▸ Required work
Your task is to gather the lines below that hold the string "diagram".

• • • • • • •

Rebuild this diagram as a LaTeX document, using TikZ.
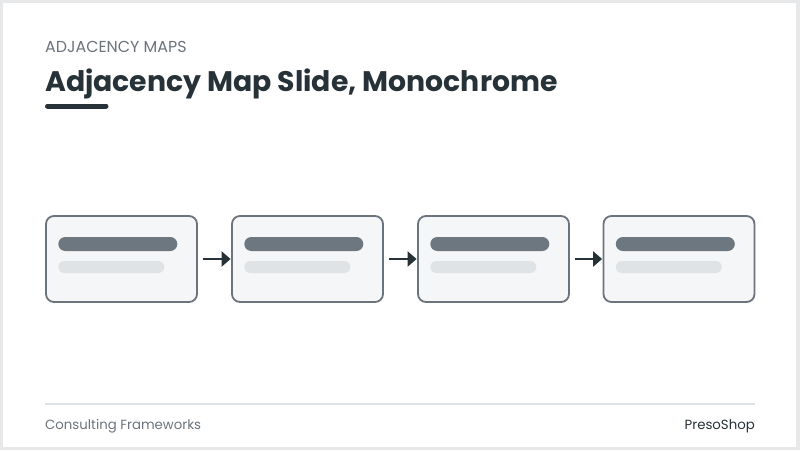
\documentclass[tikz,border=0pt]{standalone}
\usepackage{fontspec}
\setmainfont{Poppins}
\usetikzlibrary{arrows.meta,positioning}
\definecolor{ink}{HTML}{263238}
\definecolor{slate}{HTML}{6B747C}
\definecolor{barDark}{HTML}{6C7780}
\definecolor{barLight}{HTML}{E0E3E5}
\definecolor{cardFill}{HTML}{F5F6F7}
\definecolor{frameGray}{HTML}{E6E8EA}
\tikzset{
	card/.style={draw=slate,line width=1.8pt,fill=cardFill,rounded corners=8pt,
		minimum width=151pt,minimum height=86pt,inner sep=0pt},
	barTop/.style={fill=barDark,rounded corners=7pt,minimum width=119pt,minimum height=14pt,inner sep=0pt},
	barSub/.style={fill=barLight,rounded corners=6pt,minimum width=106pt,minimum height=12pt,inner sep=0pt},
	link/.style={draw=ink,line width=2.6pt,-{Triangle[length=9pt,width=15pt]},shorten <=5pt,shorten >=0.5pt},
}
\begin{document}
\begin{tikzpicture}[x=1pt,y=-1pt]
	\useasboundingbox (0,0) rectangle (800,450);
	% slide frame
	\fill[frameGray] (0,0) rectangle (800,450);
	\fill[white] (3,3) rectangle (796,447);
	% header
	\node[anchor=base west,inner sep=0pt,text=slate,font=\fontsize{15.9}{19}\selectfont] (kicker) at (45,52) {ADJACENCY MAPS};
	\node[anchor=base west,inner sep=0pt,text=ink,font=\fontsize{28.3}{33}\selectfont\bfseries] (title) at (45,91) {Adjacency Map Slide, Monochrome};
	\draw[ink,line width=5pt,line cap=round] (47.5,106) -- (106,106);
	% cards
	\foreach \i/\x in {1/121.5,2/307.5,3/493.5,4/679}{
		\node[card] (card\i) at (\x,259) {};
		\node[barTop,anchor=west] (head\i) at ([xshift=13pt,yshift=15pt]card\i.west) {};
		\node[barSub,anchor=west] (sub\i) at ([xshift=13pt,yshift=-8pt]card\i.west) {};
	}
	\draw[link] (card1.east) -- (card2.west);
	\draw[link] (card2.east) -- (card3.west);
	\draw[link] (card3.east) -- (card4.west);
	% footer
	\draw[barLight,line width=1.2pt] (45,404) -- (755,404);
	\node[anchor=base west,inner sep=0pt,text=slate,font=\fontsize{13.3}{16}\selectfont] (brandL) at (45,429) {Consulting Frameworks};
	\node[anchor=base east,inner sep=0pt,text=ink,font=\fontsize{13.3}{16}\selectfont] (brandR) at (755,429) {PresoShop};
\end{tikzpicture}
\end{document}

• • • • • • •

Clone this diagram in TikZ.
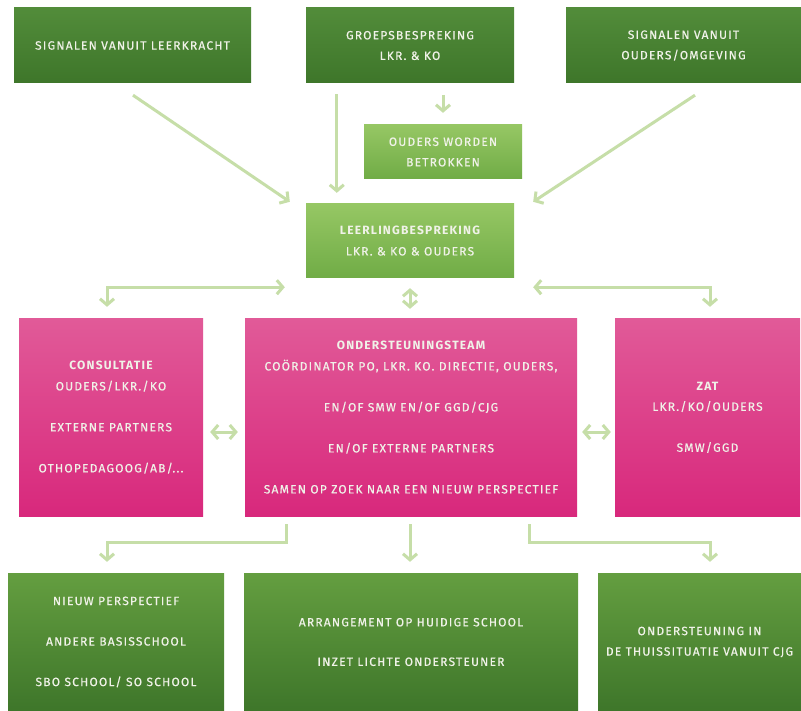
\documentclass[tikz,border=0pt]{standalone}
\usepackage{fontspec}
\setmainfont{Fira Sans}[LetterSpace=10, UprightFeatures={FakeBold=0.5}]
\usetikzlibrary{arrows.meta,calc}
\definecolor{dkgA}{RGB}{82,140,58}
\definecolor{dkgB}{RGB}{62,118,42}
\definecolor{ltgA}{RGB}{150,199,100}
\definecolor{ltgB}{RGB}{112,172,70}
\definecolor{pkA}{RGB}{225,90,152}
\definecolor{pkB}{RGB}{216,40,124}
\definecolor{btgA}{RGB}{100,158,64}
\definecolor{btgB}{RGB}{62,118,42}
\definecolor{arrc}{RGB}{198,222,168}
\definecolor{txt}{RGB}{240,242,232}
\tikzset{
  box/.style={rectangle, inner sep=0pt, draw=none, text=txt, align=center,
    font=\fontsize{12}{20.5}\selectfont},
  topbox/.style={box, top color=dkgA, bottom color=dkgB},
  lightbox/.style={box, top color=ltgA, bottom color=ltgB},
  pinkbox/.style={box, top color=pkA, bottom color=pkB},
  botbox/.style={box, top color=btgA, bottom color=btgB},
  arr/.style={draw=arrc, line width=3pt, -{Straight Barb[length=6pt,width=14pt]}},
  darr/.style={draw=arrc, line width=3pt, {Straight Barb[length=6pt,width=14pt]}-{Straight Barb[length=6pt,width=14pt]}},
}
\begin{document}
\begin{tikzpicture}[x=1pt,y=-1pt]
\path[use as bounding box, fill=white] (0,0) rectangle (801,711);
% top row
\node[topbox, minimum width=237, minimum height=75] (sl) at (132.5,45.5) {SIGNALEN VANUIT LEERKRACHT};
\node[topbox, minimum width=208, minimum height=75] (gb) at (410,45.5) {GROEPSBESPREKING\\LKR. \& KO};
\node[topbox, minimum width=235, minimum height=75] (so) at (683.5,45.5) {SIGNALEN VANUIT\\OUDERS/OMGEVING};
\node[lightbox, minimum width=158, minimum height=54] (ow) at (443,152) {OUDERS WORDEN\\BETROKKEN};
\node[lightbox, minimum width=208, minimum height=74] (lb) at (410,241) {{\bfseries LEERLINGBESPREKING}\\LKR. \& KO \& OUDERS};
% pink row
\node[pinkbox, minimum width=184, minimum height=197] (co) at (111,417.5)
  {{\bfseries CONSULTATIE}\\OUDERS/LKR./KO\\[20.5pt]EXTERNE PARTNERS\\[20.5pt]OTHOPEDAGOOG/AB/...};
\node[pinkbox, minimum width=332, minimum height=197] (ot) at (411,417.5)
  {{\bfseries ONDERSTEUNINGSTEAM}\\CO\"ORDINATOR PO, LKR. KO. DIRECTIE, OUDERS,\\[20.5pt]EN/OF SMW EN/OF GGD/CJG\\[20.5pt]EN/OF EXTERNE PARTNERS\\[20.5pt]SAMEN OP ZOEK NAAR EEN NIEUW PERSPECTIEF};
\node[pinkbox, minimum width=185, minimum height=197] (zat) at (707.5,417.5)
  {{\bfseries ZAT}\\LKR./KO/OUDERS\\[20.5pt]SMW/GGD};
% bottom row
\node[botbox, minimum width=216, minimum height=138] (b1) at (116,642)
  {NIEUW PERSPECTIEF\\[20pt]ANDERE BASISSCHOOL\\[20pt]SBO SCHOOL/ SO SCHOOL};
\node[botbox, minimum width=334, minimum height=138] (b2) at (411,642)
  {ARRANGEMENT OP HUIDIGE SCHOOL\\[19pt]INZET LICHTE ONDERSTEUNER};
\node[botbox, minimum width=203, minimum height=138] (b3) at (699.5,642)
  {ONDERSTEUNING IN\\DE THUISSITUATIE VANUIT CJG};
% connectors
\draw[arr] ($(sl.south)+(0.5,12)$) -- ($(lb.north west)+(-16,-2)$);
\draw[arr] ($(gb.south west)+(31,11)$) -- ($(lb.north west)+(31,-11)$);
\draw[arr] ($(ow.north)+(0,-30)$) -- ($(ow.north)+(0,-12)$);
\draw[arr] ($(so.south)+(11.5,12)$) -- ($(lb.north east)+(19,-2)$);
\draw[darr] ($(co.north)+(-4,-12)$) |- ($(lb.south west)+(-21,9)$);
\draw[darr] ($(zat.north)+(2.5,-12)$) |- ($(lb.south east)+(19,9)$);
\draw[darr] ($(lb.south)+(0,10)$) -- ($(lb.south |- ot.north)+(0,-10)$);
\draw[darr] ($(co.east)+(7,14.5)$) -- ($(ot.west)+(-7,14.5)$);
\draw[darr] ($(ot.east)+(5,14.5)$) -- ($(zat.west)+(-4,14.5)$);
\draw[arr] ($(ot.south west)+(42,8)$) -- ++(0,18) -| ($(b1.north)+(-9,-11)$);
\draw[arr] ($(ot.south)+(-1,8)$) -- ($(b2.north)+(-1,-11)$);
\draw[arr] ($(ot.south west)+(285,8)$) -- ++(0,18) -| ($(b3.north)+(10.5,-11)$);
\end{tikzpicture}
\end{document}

• • • • • • •

▸ Output
Rebuild this diagram as a LaTeX document, using TikZ.
Clone this diagram in TikZ.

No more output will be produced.